Write out each line of the listing as it stands, without the images.

■ ■ ■ ■ ■ ■ ■

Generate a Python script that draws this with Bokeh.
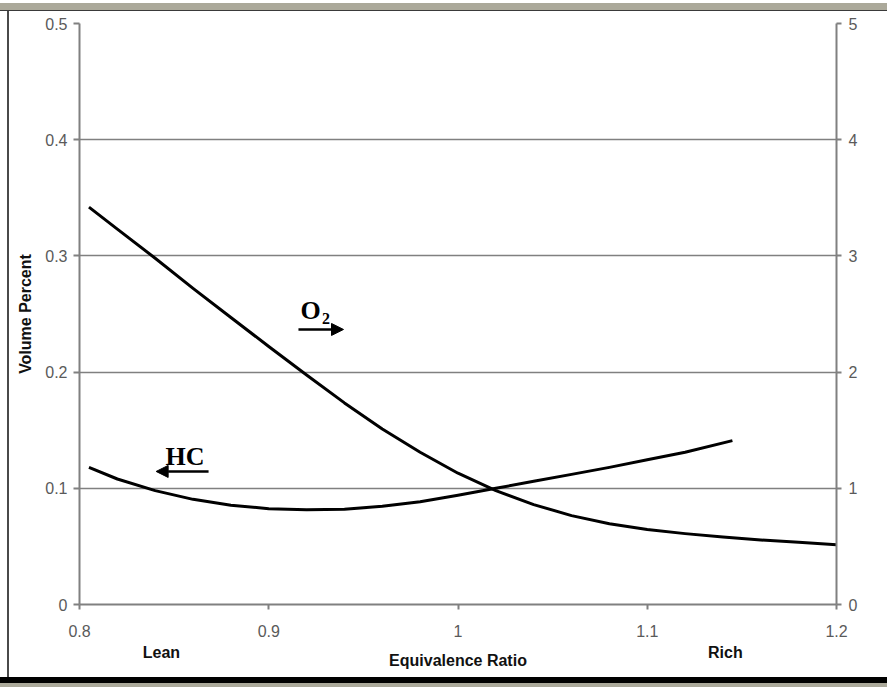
from bokeh.plotting import figure
from bokeh.models import (Range1d, LinearAxis, FixedTicker, Label, Arrow, NormalHead, Div)
from bokeh.layouts import column, row
from bokeh.embed import file_html
from bokeh.resources import INLINE

# ---- data ----
o2_ratio = [0.805, 0.82, 0.84, 0.86, 0.88, 0.90, 0.92, 0.94, 0.96, 0.98, 1.00,
            1.02, 1.04, 1.06, 1.08, 1.10, 1.12, 1.14, 1.16, 1.18, 1.20]
o2_pct = [3.42, 3.23, 2.98, 2.72, 2.47, 2.22, 1.975, 1.735, 1.51, 1.31, 1.13,
          0.98, 0.86, 0.765, 0.695, 0.645, 0.61, 0.58, 0.555, 0.535, 0.515]

hc_ratio = [0.805, 0.82, 0.84, 0.86, 0.88, 0.90, 0.92, 0.94, 0.96, 0.98, 1.00,
            1.02, 1.04, 1.06, 1.08, 1.10, 1.12, 1.145]
hc_pct = [0.118, 0.108, 0.098, 0.0905, 0.0855, 0.0825, 0.0815, 0.082, 0.0845, 0.0885,
          0.094, 0.100, 0.106, 0.112, 0.118, 0.1245, 0.131, 0.141]

x_ticks = [0.8, 0.9, 1.0, 1.1, 1.2]
x_tick_labels = ["0.8", "0.9", "1", "1.1", "1.2"]
y_ticks = [0, 0.1, 0.2, 0.3, 0.4, 0.5]
y_tick_labels = ["0", "0.1", "0.2", "0.3", "0.4", "0.5"]
y2_ticks = [0, 1, 2, 3, 4, 5]
y2_tick_labels = ["0", "1", "2", "3", "4", "5"]
side_pos = [0.8433, 1.1413]
side_labels = ["Lean", "Rich"]

W, H = 887, 687
OX, OY = 9, 11          # figure offset inside the window frame
FL, FR, FT, FB = 79, 836, 23, 604
PW, PH = W - OX, 677 - OY

p = figure(width=PW, height=PH, x_range=Range1d(0.8, 1.2), y_range=Range1d(0, 0.5),
           output_backend="svg", toolbar_location=None,
           min_border_left=FL - OX, min_border_right=W - FR,
           min_border_top=FT - OY, min_border_bottom=677 - FB)
p.extra_y_ranges = {"o2": Range1d(0, 5)}
p.background_fill_color = "white"
p.border_fill_color = "white"
p.outline_line_color = None

AX_COL = "#808080"
LBL_COL = "#5a5a5a"
FONT = "Liberation Sans"

xa = p.xaxis[0]
xa.ticker = FixedTicker(ticks=x_ticks)
xa.major_label_overrides = {t: l for t, l in zip(x_ticks, x_tick_labels)}
ya = p.yaxis[0]
ya.ticker = FixedTicker(ticks=y_ticks)
ya.major_label_overrides = {t: l for t, l in zip(y_ticks, y_tick_labels)}
ya.axis_label = "Volume Percent"
ra = LinearAxis(y_range_name="o2", ticker=FixedTicker(ticks=y2_ticks))
ra.major_label_overrides = {t: l for t, l in zip(y2_ticks, y2_tick_labels)}
p.add_layout(ra, "right")

for ax in (xa, ya, ra):
    ax.axis_line_color = AX_COL
    ax.axis_line_width = 2
    ax.major_tick_line_color = AX_COL
    ax.major_tick_line_width = 2
    ax.major_tick_in = 0
    ax.major_tick_out = 5
    ax.minor_tick_line_color = None
    ax.major_label_text_font = FONT
    ax.major_label_text_font_size = "16px"
    ax.major_label_text_color = LBL_COL
    ax.axis_label_text_font = FONT
    ax.axis_label_text_font_style = "bold"
    ax.axis_label_text_font_size = "16px"
    ax.axis_label_text_color = "#111111"
ya.major_tick_out = 6
ya.major_label_standoff = 6
ya.axis_label_standoff = 8
ra.major_label_standoff = 7
xa.major_label_standoff = 15

# second bottom axis carrying "Lean", "Rich" and the axis title
xb = LinearAxis(ticker=FixedTicker(ticks=side_pos))
xb.major_label_overrides = {t: l for t, l in zip(side_pos, side_labels)}
xb.axis_line_color = None
xb.major_tick_line_color = None
xb.minor_tick_line_color = None
xb.major_tick_in = 0
xb.major_tick_out = 0
xb.major_label_standoff = 4
xb.major_label_text_font = FONT
xb.major_label_text_font_style = "bold"
xb.major_label_text_font_size = "16px"
xb.major_label_text_color = "#111111"
xb.axis_label = "Equivalence Ratio"
xb.axis_label_standoff = -12
xb.axis_label_text_font = FONT
xb.axis_label_text_font_style = "bold"
xb.axis_label_text_font_size = "16px"
xb.axis_label_text_color = "#111111"
p.add_layout(xb, "below")

p.xgrid.grid_line_color = None
p.ygrid.ticker = FixedTicker(ticks=y_ticks[1:])
p.ygrid.grid_line_color = AX_COL
p.ygrid.grid_line_width = 1.5

# curves
p.line(hc_ratio, hc_pct, line_color="black", line_width=3, line_join="round")
p.line(o2_ratio, o2_pct, line_color="black", line_width=3, line_join="round",
       y_range_name="o2")

# curve annotations
SERIF = "Liberation Serif"
p.add_layout(Label(x=0.9168, y=0.253, text="O", text_font=SERIF, text_font_style="bold",
                   text_font_size="26px", text_color="black", text_baseline="alphabetic"))
p.add_layout(Label(x=0.9282, y=0.246, text="2", text_font=SERIF, text_font_style="bold",
                   text_font_size="16px", text_color="black", text_baseline="alphabetic"))
p.add_layout(Arrow(x_start=0.9157, y_start=0.2367, x_end=0.9395, y_end=0.2367,
                   line_color="black", line_width=2.5,
                   end=NormalHead(size=12, fill_color="black", line_color="black")))
p.add_layout(Label(x=0.8455, y=0.1277, text="HC", text_font=SERIF, text_font_style="bold",
                   text_font_size="26px", text_color="black", text_baseline="alphabetic"))
p.add_layout(Arrow(x_start=0.8682, y_start=0.1145, x_end=0.8405, y_end=0.1145,
                   line_color="black", line_width=2.5,
                   end=NormalHead(size=12, fill_color="black", line_color="black")))

# window frame around the chart
top_bar = Div(text="", width=W, height=OY, margin=0, styles={
    "background": "linear-gradient(to bottom, #ffffff 0px, #ffffff 3px, #aba99a 3px, "
                  "#aba99a 10px, #3a3a3a 10px, #3a3a3a 11px)"})
left_bar = Div(text="", width=OX, height=PH, margin=0, styles={
    "background": "linear-gradient(to right, #ffffff 0px, #ffffff 7px, #4a4a4a 7px, "
                  "#4a4a4a 9px)"})
bottom_bar = Div(text="", width=W, height=H - 677, margin=0, styles={
    "background": "linear-gradient(to bottom, #000000 0px, #000000 6px, #aba99a 6px, "
                  "#aba99a 10px)"})

layout = column(top_bar, row(left_bar, p, spacing=0), bottom_bar, spacing=0)

open("out.html", "w").write(file_html(layout, INLINE))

■ ■ ■ ■ ■ ■ ■

__TASK SOLUTION__.
Generate a Python script that draws this with Bokeh.
from bokeh.plotting import figure
from bokeh.models import (Range1d, LinearAxis, FixedTicker, Label, Arrow, NormalHead, Div)
from bokeh.layouts import column, row
from bokeh.embed import file_html
from bokeh.resources import INLINE

# ---- data ----
o2_ratio = [0.805, 0.82, 0.84, 0.86, 0.88, 0.90, 0.92, 0.94, 0.96, 0.98, 1.00,
            1.02, 1.04, 1.06, 1.08, 1.10, 1.12, 1.14, 1.16, 1.18, 1.20]
o2_pct = [3.42, 3.23, 2.98, 2.72, 2.47, 2.22, 1.975, 1.735, 1.51, 1.31, 1.13,
          0.98, 0.86, 0.765, 0.695, 0.645, 0.61, 0.58, 0.555, 0.535, 0.515]

hc_ratio = [0.805, 0.82, 0.84, 0.86, 0.88, 0.90, 0.92, 0.94, 0.96, 0.98, 1.00,
            1.02, 1.04, 1.06, 1.08, 1.10, 1.12, 1.145]
hc_pct = [0.118, 0.108, 0.098, 0.0905, 0.0855, 0.0825, 0.0815, 0.082, 0.0845, 0.0885,
          0.094, 0.100, 0.106, 0.112, 0.118, 0.1245, 0.131, 0.141]

x_ticks = [0.8, 0.9, 1.0, 1.1, 1.2]
x_tick_labels = ["0.8", "0.9", "1", "1.1", "1.2"]
y_ticks = [0, 0.1, 0.2, 0.3, 0.4, 0.5]
y_tick_labels = ["0", "0.1", "0.2", "0.3", "0.4", "0.5"]
y2_ticks = [0, 1, 2, 3, 4, 5]
y2_tick_labels = ["0", "1", "2", "3", "4", "5"]
side_pos = [0.8433, 1.1413]
side_labels = ["Lean", "Rich"]

W, H = 887, 687
OX, OY = 9, 11          # figure offset inside the window frame
FL, FR, FT, FB = 79, 836, 23, 604
PW, PH = W - OX, 677 - OY

p = figure(width=PW, height=PH, x_range=Range1d(0.8, 1.2), y_range=Range1d(0, 0.5),
           output_backend="svg", toolbar_location=None,
           min_border_left=FL - OX, min_border_right=W - FR,
           min_border_top=FT - OY, min_border_bottom=677 - FB)
p.extra_y_ranges = {"o2": Range1d(0, 5)}
p.background_fill_color = "white"
p.border_fill_color = "white"
p.outline_line_color = None

AX_COL = "#808080"
LBL_COL = "#5a5a5a"
FONT = "Liberation Sans"

xa = p.xaxis[0]
xa.ticker = FixedTicker(ticks=x_ticks)
xa.major_label_overrides = {t: l for t, l in zip(x_ticks, x_tick_labels)}
ya = p.yaxis[0]
ya.ticker = FixedTicker(ticks=y_ticks)
ya.major_label_overrides = {t: l for t, l in zip(y_ticks, y_tick_labels)}
ya.axis_label = "Volume Percent"
ra = LinearAxis(y_range_name="o2", ticker=FixedTicker(ticks=y2_ticks))
ra.major_label_overrides = {t: l for t, l in zip(y2_ticks, y2_tick_labels)}
p.add_layout(ra, "right")

for ax in (xa, ya, ra):
    ax.axis_line_color = AX_COL
    ax.axis_line_width = 2
    ax.major_tick_line_color = AX_COL
    ax.major_tick_line_width = 2
    ax.major_tick_in = 0
    ax.major_tick_out = 5
    ax.minor_tick_line_color = None
    ax.major_label_text_font = FONT
    ax.major_label_text_font_size = "16px"
    ax.major_label_text_color = LBL_COL
    ax.axis_label_text_font = FONT
    ax.axis_label_text_font_style = "bold"
    ax.axis_label_text_font_size = "16px"
    ax.axis_label_text_color = "#111111"
ya.major_tick_out = 6
ya.major_label_standoff = 6
ya.axis_label_standoff = 8
ra.major_label_standoff = 7
xa.major_label_standoff = 15

# second bottom axis carrying "Lean", "Rich" and the axis title
xb = LinearAxis(ticker=FixedTicker(ticks=side_pos))
xb.major_label_overrides = {t: l for t, l in zip(side_pos, side_labels)}
xb.axis_line_color = None
xb.major_tick_line_color = None
xb.minor_tick_line_color = None
xb.major_tick_in = 0
xb.major_tick_out = 0
xb.major_label_standoff = 4
xb.major_label_text_font = FONT
xb.major_label_text_font_style = "bold"
xb.major_label_text_font_size = "16px"
xb.major_label_text_color = "#111111"
xb.axis_label = "Equivalence Ratio"
xb.axis_label_standoff = -12
xb.axis_label_text_font = FONT
xb.axis_label_text_font_style = "bold"
xb.axis_label_text_font_size = "16px"
xb.axis_label_text_color = "#111111"
p.add_layout(xb, "below")

p.xgrid.grid_line_color = None
p.ygrid.ticker = FixedTicker(ticks=y_ticks[1:])
p.ygrid.grid_line_color = AX_COL
p.ygrid.grid_line_width = 1.5

# curves
p.line(hc_ratio, hc_pct, line_color="black", line_width=3, line_join="round")
p.line(o2_ratio, o2_pct, line_color="black", line_width=3, line_join="round",
       y_range_name="o2")

# curve annotations
SERIF = "Liberation Serif"
p.add_layout(Label(x=0.9168, y=0.253, text="O", text_font=SERIF, text_font_style="bold",
                   text_font_size="26px", text_color="black", text_baseline="alphabetic"))
p.add_layout(Label(x=0.9282, y=0.246, text="2", text_font=SERIF, text_font_style="bold",
                   text_font_size="16px", text_color="black", text_baseline="alphabetic"))
p.add_layout(Arrow(x_start=0.9157, y_start=0.2367, x_end=0.9395, y_end=0.2367,
                   line_color="black", line_width=2.5,
                   end=NormalHead(size=12, fill_color="black", line_color="black")))
p.add_layout(Label(x=0.8455, y=0.1277, text="HC", text_font=SERIF, text_font_style="bold",
                   text_font_size="26px", text_color="black", text_baseline="alphabetic"))
p.add_layout(Arrow(x_start=0.8682, y_start=0.1145, x_end=0.8405, y_end=0.1145,
                   line_color="black", line_width=2.5,
                   end=NormalHead(size=12, fill_color="black", line_color="black")))

# window frame around the chart
top_bar = Div(text="", width=W, height=OY, margin=0, styles={
    "background": "linear-gradient(to bottom, #ffffff 0px, #ffffff 3px, #aba99a 3px, "
                  "#aba99a 10px, #3a3a3a 10px, #3a3a3a 11px)"})
left_bar = Div(text="", width=OX, height=PH, margin=0, styles={
    "background": "linear-gradient(to right, #ffffff 0px, #ffffff 7px, #4a4a4a 7px, "
                  "#4a4a4a 9px)"})
bottom_bar = Div(text="", width=W, height=H - 677, margin=0, styles={
    "background": "linear-gradient(to bottom, #000000 0px, #000000 6px, #aba99a 6px, "
                  "#aba99a 10px)"})

layout = column(top_bar, row(left_bar, p, spacing=0), bottom_bar, spacing=0)

open("out.html", "w").write(file_html(layout, INLINE))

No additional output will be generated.